Bruce Springsteen once said music was his “life’s blood. Nothing means as much to me or ever has”. That was when he was young. Before he got married and had kids. He may phrase his passion for music differently now. But he had a point.
Sometimes music is all that people have. When I interviewed Holocaust survivor and pianist Alice Herz-Sommer, for the north London newspaper, Hampstead and Highgate Express in 2002, she told me music had been the “food of life” for prisoners in Nazi concentration camps.
Music entertains, it relaxes, it expresses. But not in some lite fashion: it sometimes has the power to make people hang onto life because it IS the expression of life. Music is important outside of commercial considerations, with which it is visibly entangled. This may seem obvious, but music is too often synonymous with the charts, celebrities and fame. And its other appeal is not merely to lift down-at-heels kids out of the ghetto so they can express themselves and become rich and famous. It has a proven ability to improve the quality of life of those suffering from traumatic experiences and illnesses. Organisations like Nordoff-Robbins are one of the lead practising and representative bodies for the music therapy field.

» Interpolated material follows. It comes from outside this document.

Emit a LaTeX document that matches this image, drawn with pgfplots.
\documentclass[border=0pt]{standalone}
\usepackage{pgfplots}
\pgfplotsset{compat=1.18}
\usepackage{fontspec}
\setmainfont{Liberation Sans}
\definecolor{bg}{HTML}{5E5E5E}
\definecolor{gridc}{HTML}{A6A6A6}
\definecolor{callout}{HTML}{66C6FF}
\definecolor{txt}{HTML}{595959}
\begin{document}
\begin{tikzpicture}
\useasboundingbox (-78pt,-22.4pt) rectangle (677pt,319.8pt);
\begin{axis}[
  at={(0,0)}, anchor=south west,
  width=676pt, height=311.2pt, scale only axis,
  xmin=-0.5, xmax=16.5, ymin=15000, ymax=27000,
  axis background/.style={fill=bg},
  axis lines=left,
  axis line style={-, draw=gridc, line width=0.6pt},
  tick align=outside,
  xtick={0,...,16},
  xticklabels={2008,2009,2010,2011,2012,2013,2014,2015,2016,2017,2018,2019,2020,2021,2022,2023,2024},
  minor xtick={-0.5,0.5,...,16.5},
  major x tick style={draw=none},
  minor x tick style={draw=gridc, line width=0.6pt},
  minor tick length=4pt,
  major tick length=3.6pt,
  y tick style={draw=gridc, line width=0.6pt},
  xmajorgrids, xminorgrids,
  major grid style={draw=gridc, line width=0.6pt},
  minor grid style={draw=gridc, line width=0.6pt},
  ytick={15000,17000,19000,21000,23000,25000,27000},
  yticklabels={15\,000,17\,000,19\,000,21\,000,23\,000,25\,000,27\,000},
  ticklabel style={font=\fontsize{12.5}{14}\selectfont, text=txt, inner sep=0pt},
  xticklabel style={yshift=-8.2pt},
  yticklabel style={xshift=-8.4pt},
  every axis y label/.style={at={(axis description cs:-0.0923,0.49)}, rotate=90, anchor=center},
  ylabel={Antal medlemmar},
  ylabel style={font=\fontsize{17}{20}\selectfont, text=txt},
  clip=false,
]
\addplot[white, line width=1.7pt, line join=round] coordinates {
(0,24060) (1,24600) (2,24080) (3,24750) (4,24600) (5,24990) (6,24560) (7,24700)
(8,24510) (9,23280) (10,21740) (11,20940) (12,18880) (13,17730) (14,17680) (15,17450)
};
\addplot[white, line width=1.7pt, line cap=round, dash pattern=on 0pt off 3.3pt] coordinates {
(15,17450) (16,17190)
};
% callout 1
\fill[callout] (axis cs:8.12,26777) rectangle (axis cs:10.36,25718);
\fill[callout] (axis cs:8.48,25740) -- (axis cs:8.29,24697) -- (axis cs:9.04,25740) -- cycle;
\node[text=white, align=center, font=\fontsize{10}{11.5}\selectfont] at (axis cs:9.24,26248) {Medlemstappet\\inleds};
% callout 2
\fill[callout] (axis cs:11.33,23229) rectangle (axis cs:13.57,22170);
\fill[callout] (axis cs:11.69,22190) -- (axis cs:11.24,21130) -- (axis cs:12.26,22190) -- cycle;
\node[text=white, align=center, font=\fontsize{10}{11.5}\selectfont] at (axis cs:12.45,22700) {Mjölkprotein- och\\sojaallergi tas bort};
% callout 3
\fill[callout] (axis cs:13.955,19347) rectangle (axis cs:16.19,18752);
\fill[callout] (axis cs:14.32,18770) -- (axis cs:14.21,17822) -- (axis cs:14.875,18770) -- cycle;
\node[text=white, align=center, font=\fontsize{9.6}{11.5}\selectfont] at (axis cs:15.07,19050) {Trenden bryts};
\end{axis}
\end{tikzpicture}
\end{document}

Academics say music is often the first thing many babies are exposed to when the mother (or other primary caregiver) sings and/or makes baby talk with a newborn. Music is rhythm, tone and vibration, according to Inayat Khan, the founder of the Sufi movement in the west. In his book, The Mysticism of Sound and Music, he said: “The music of the universe is the background of the little picture which we call music.” English writer Aldous Huxley said: “After silence, that which comes nearest to expressing the inexpressible is music.” Friedrich Wilhelm Nietzsche said, “Without music, life would be a mistake.”
Nevertheless, music probably still evokes Lady Gaga, Beyonce or some intangible, feelgood feeling we have for a song or an artist’s work, rather than these profound musings. It’s all about who’s in the charts or what’s playing at that hip club. As I handed in my final project about music therapy to Columbia Journalism School this week, I reflected on how my views on music had changed while writing it.

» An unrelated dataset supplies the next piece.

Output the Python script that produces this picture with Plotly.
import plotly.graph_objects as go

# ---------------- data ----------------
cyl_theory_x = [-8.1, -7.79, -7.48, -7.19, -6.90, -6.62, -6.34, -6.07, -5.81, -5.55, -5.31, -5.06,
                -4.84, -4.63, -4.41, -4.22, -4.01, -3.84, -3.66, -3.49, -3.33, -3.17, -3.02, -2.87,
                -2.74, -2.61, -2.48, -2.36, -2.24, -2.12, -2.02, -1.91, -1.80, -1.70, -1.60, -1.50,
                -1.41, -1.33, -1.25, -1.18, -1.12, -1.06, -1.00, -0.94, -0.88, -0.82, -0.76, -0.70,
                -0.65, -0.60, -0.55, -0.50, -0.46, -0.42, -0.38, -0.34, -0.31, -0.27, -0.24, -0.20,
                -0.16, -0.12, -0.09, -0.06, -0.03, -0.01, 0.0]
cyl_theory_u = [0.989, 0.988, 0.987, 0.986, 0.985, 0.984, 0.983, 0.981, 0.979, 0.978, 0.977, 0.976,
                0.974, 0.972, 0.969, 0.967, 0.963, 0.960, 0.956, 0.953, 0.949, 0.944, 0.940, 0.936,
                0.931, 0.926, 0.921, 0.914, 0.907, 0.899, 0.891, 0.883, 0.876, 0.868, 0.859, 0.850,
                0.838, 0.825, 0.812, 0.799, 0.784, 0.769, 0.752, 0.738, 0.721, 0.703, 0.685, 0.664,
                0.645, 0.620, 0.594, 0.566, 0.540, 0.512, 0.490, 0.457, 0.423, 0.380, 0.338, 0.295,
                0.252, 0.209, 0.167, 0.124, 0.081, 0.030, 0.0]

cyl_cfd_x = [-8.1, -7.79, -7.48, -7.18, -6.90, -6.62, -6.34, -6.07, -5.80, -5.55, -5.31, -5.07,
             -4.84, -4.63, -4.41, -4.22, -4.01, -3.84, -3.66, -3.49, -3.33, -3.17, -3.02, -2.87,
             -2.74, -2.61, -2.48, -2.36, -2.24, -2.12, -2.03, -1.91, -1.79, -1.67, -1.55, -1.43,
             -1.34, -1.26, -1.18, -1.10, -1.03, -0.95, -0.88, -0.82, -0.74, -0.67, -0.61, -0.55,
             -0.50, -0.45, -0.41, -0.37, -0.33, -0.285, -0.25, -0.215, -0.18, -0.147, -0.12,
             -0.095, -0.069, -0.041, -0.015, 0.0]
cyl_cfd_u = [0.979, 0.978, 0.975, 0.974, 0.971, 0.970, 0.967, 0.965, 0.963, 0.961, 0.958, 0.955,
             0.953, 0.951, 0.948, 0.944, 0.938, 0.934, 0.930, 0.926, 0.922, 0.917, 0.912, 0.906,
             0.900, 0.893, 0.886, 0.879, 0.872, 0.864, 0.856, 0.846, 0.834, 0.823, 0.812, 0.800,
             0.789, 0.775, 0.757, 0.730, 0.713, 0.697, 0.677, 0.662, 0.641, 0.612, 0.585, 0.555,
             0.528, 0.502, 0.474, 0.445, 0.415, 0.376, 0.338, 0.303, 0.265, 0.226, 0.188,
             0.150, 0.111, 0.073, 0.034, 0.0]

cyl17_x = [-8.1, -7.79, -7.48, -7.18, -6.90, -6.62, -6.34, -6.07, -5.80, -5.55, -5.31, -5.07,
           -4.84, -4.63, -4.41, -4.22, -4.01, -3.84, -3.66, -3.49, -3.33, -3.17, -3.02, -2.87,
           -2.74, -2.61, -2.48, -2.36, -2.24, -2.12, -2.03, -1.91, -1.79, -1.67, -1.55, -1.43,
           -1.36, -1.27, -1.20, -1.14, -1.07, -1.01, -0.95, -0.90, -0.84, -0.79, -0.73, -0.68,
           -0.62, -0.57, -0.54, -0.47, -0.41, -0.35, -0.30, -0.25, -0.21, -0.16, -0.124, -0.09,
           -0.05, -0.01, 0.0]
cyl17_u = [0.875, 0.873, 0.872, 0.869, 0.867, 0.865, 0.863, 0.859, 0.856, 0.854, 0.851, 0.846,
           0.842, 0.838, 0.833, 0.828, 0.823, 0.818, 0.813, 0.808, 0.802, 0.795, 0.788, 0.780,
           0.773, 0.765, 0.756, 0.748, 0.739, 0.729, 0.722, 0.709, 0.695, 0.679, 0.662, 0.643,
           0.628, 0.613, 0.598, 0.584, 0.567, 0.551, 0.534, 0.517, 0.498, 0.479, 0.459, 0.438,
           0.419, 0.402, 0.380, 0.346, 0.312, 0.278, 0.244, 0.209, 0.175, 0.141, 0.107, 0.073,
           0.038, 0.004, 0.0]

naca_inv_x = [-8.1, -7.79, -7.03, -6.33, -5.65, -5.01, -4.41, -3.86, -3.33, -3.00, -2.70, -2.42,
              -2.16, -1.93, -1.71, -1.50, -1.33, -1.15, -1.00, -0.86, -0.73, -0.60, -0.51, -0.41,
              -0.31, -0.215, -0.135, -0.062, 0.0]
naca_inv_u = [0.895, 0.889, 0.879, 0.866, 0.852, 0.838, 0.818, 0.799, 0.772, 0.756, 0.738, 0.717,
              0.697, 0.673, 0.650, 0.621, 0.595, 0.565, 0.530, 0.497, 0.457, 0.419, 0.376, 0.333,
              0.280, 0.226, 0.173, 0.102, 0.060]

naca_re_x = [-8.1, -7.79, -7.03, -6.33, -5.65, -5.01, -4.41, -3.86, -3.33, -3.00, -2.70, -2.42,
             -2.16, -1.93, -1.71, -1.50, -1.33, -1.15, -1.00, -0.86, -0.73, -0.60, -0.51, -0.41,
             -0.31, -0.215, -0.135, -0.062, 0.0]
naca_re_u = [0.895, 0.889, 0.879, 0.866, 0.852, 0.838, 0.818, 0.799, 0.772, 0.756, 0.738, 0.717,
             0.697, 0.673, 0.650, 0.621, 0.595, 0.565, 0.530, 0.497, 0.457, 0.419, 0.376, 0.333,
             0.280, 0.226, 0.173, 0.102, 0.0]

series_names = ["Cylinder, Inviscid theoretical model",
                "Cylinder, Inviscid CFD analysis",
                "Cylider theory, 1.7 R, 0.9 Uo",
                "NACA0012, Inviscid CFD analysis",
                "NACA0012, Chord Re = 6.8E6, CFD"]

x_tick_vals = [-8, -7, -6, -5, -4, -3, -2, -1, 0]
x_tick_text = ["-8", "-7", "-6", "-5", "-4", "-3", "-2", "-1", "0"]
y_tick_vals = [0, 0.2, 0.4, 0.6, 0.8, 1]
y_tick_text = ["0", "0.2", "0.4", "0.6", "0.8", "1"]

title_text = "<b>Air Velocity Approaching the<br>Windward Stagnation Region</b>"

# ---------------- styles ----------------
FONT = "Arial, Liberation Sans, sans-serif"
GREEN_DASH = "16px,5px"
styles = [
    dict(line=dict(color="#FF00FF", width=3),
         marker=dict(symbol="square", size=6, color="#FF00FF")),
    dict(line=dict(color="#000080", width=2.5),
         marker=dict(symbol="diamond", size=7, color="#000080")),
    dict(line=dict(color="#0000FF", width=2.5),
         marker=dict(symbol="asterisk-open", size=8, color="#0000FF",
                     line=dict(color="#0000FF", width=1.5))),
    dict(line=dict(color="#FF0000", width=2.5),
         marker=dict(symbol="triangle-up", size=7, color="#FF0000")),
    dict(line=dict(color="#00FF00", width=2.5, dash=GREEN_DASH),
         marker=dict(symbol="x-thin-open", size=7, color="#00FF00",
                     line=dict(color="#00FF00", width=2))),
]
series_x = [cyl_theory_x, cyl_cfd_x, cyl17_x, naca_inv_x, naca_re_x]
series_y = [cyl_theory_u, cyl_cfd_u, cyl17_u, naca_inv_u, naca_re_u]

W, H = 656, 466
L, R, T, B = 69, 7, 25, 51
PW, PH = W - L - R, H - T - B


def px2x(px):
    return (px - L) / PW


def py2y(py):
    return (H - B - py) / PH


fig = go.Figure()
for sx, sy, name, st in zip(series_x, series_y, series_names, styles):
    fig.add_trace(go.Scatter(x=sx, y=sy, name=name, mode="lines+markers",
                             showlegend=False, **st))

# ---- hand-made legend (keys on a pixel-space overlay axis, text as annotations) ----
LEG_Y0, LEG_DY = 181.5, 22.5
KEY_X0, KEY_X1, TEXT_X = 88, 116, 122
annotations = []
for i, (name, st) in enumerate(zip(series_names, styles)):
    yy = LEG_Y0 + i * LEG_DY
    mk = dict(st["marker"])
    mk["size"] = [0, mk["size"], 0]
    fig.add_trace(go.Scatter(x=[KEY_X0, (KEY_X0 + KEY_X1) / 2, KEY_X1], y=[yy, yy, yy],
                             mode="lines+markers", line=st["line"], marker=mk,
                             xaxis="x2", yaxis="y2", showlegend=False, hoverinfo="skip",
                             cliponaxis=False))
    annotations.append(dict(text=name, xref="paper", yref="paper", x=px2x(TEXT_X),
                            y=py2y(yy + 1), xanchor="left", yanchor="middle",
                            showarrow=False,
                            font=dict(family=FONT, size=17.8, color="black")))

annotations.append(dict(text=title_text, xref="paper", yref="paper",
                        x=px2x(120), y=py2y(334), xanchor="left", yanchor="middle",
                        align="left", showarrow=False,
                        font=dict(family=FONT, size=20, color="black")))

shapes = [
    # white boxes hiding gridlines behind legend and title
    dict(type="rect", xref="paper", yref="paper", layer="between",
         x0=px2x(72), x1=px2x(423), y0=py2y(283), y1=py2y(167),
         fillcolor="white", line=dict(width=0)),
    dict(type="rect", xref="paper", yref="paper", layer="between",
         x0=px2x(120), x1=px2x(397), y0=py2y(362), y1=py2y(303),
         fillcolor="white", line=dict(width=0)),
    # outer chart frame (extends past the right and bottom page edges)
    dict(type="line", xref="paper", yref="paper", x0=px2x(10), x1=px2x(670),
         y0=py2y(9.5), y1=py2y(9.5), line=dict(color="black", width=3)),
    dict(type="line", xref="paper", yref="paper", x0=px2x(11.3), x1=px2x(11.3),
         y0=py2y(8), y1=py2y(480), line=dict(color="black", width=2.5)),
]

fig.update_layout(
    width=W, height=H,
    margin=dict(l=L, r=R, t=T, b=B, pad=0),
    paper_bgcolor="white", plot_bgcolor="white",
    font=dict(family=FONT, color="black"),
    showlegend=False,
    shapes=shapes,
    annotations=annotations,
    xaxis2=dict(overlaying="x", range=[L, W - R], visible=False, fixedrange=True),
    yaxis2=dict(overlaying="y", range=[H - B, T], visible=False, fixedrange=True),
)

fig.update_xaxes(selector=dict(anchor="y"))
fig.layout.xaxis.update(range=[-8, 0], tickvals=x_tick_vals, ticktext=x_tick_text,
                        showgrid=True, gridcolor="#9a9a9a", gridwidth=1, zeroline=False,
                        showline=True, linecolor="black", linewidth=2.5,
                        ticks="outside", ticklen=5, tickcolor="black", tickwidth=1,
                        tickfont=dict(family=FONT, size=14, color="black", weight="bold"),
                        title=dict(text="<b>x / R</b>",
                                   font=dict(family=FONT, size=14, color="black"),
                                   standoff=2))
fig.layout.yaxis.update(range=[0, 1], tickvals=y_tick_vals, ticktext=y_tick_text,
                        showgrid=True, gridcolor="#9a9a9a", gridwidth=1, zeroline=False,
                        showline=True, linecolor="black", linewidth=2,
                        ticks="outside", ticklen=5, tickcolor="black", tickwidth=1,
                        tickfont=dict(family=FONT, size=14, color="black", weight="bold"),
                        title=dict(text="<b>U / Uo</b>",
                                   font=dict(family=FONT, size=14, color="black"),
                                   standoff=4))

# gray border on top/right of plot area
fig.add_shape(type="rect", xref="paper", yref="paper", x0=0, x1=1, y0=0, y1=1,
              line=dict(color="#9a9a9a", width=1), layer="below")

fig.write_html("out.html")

I can conclude that I have even more reverence for it. Music means a lot to us as listeners – and players – but why we love it is not always explored. Music is not just an indulgence or only about youth, different scenes or the latest download. It is something more basic, it gives expression to life’s heartbeat, the layers beneath the everyday. It even has the potential for concrete medical results like rewiring brains, a study from Harvard found this year. It would be nice if we could keep this in our minds when we listen to the next chart hit.